|Project by mstenner||posted 01-24-2011 01:25 AM||1440 views||5 times favorited||5 comments|
I had purchased this Southern Yellow Pine for another project that got canceled, so I was looking for something to do with it. My wife suggested a blanket chest, and I’m pretty happy with how it turned out.
The exterior dovetails are router-cut, but the ones on the “shelf” are hand-cut… my first on a real project and I’m quite satisfied with them. The bottoms of the chest itself and the sliding shelf are aromatic cedar. The chest bottom is ship-lapped, whereas the shelf bottom is a single glued-up panel. The runners for the sliding shelf have a decorative curve on the bottom side which was really just a silly detail. The lid has breadboard ends with a long tongue and three mortise & tenons. Each M&T is drawbored with glue on the frontmost. My only real screwup is that the lid stay screws go through the middle mortise and tenon, preventing them from floating. Hopefully, that’s close enough to the front that it it’ll be OK. The feet have glued-in blockes on the inside so that the part you see is about 1/16” off the ground.

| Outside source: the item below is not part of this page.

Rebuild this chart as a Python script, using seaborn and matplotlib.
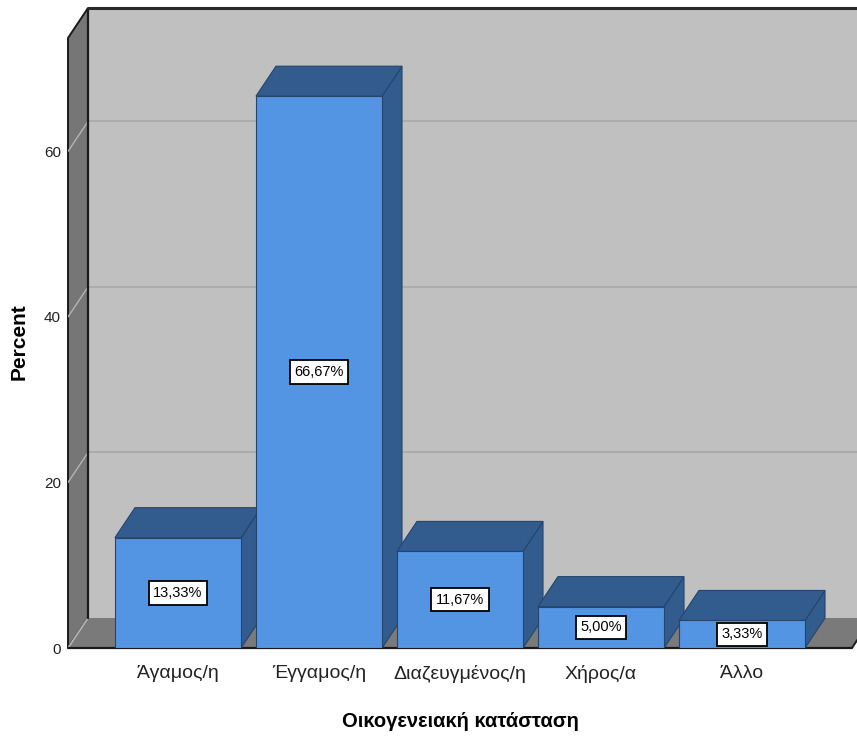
import matplotlib
matplotlib.use("Agg")
import matplotlib.pyplot as plt
from matplotlib import font_manager
from matplotlib.patches import Polygon
import seaborn as sns
import pandas as pd

categories = ["Άγαμος/η", "Έγγαμος/η", "Διαζευγμένος/η", "Χήρος/α", "Άλλο"]
percents = [13.33, 66.67, 11.67, 5.00, 3.33]
y_ticks = [0, 20, 40, 60]
x_title = "Οικογενειακή κατάσταση"
y_title = "Percent"

df = pd.DataFrame({"category": categories, "percent": percents})

sns.set_theme(style="white")
installed = {f.name for f in font_manager.fontManager.ttflist}
narrow = "Liberation Sans Narrow" in installed
FONT = "Liberation Sans Narrow" if narrow else "Liberation Sans"
k = 1.15 if narrow else 1.0
plt.rcParams["font.family"] = [FONT, "DejaVu Sans"]

FRONT = "#5395e2"
SHADE = "#335c8e"
EDGE = "#23456e"
WALL = "#c0c0c0"
SIDEWALL = "#767676"

fig = plt.figure(figsize=(8.57, 7.40), dpi=100)
W, H = 857, 740
x0_px, y0_px, top_px = 68, 648, 8
ax = fig.add_axes([x0_px / W, (H - y0_px) / H, (W - x0_px) / W, (y0_px - top_px) / H])

slot = 141.0                 # pixels per category
ppu = 8.28                   # pixels per percent
XL = -0.78
XR = XL + (W - x0_px) / slot
XEND = 4.78                  # right end of the floor's front edge
DX = 20 / slot               # depth offset, horizontal
DY = 30 / ppu                # depth offset, vertical
YTOP = 73.7

# front faces of the bars
sns.barplot(data=df, x="category", y="percent", order=categories, color=FRONT,
            saturation=1, width=0.894, edgecolor=EDGE, linewidth=0.8, ax=ax, zorder=3)
ax.set_xlim(XL, XR)
ax.set_ylim(0, YTOP + DY)

# back wall
ax.add_patch(Polygon([(XL + DX, DY), (XEND + DX + 1, DY), (XEND + DX + 1, YTOP + DY),
                      (XL + DX, YTOP + DY)], closed=True, fc=WALL, ec="none", zorder=0))
for v in y_ticks[1:]:
    ax.plot([XL + DX, XEND + DX + 1], [v + DY, v + DY], color="#a9a9a9", lw=1.2, zorder=0.5)
ax.plot([XL + DX, XEND + DX + 1], [YTOP + DY, YTOP + DY], color="#2a2a2a", lw=2.2,
        zorder=1.5, clip_on=False)
ax.plot([XL + DX, XL + DX], [DY, YTOP + DY], color="#1a1a1a", lw=1.6, zorder=1.2)

# left wall
ax.add_patch(Polygon([(XL, 0), (XL + DX, DY), (XL + DX, YTOP + DY), (XL, YTOP)],
                     closed=True, fc=SIDEWALL, ec="#1a1a1a", lw=1.4, zorder=1, clip_on=False))
for v in y_ticks:
    ax.plot([XL, XL + DX], [v, v + DY], color="#b4b4b4", lw=1.0, zorder=1.1)

# floor
ax.add_patch(Polygon([(XL, 0), (XEND, 0), (XEND + DX, DY), (XL + DX, DY)],
                     closed=True, fc="#7a7a7a", ec="none", zorder=1))
ax.plot([XL, XEND], [0, 0], color="#1a1a1a", lw=1.6, zorder=1.3, clip_on=False)
ax.plot([XEND, XEND + DX], [0, DY], color="#1a1a1a", lw=1.4, zorder=1.3)
ax.plot([XL, XL + DX], [0, DY], color="#b4b4b4", lw=1.0, zorder=1.1)

# top and side faces, built from each drawn bar
for patch, val in zip(ax.patches[:len(percents)], percents):
    xl = patch.get_x()
    xr = xl + patch.get_width()
    h = patch.get_height()
    ax.add_patch(Polygon([(xr, 0), (xr + DX, DY), (xr + DX, h + DY), (xr, h)],
                         closed=True, fc=SHADE, ec=EDGE, lw=0.8, zorder=2))
    ax.add_patch(Polygon([(xl, h), (xr, h), (xr + DX, h + DY), (xl + DX, h + DY)],
                         closed=True, fc=SHADE, ec=EDGE, lw=0.8, zorder=2))
    ax.text(xl + patch.get_width() / 2, h / 2, f"{val:.2f}%".replace(".", ","),
            ha="center", va="center", fontsize=10.5 * k, color="black", zorder=5,
            bbox=dict(boxstyle="square,pad=0.32", fc="white", ec="black", lw=1.3))

for s in ax.spines.values():
    s.set_visible(False)
ax.set_yticks(y_ticks)
ax.set_yticklabels([str(t) for t in y_ticks])
ax.tick_params(axis="y", length=0, pad=5, labelsize=11 * k, colors="#222222")
ax.tick_params(axis="x", length=0, pad=12, labelsize=14 * k, colors="#222222")
ax.set_xlabel(x_title, fontsize=14.5 * k, fontweight="bold", color="black")
ax.set_ylabel(y_title, fontsize=15 * k, fontweight="bold", color="black")
ax.xaxis.set_label_coords((460 - x0_px) / (W - x0_px), -(712 - y0_px) / (y0_px - top_px))
ax.yaxis.set_label_coords((29 - x0_px) / (W - x0_px), (y0_px - 342) / (y0_px - top_px))
ax.grid(False)
ax.set_facecolor("none")

fig.savefig("out.png", dpi=100, facecolor="white")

I got the awesome hinges from Nathan’s Forge. My wife figured that if it was going to have cool hinges, they should be on the outside where they could be seen. His normal hinges are bent for placement on the inside, but he made some custom for me. No extra charge… just no returns. I was thrilled. The handles are from Van Dyke’s restorers, and I was a little disappointed with the quality. They needed to be cleaned up a lot, and the black finish came off. I had to fully clean them and blue them with gun blue. I gave them a thin coat of shellac for a lovely final finish. The stay is from Whitechapel. The stay itself is a beast and could probably take 100 times as much force as the screws can. Unfortunately, it requires flat-head screws and it came with pan-head. I had to order some unplated flat-heads and blue them as well.
The finish is boiled linseed oil on the outside, followed by shellac on all of the SYP (inside and out). The cedar got no finish. I was worried that the BLO popped the grain too much on an already-in-your-face wood, but I’m getting used to it.
This was a fun project in which I did many things for the first time: panel glue-ups, hand-cut dovetails, BLO, breadboard ends, drawboring, not to mention that it’s my first chest. I’m very pleased with the result. Now, on to the next project!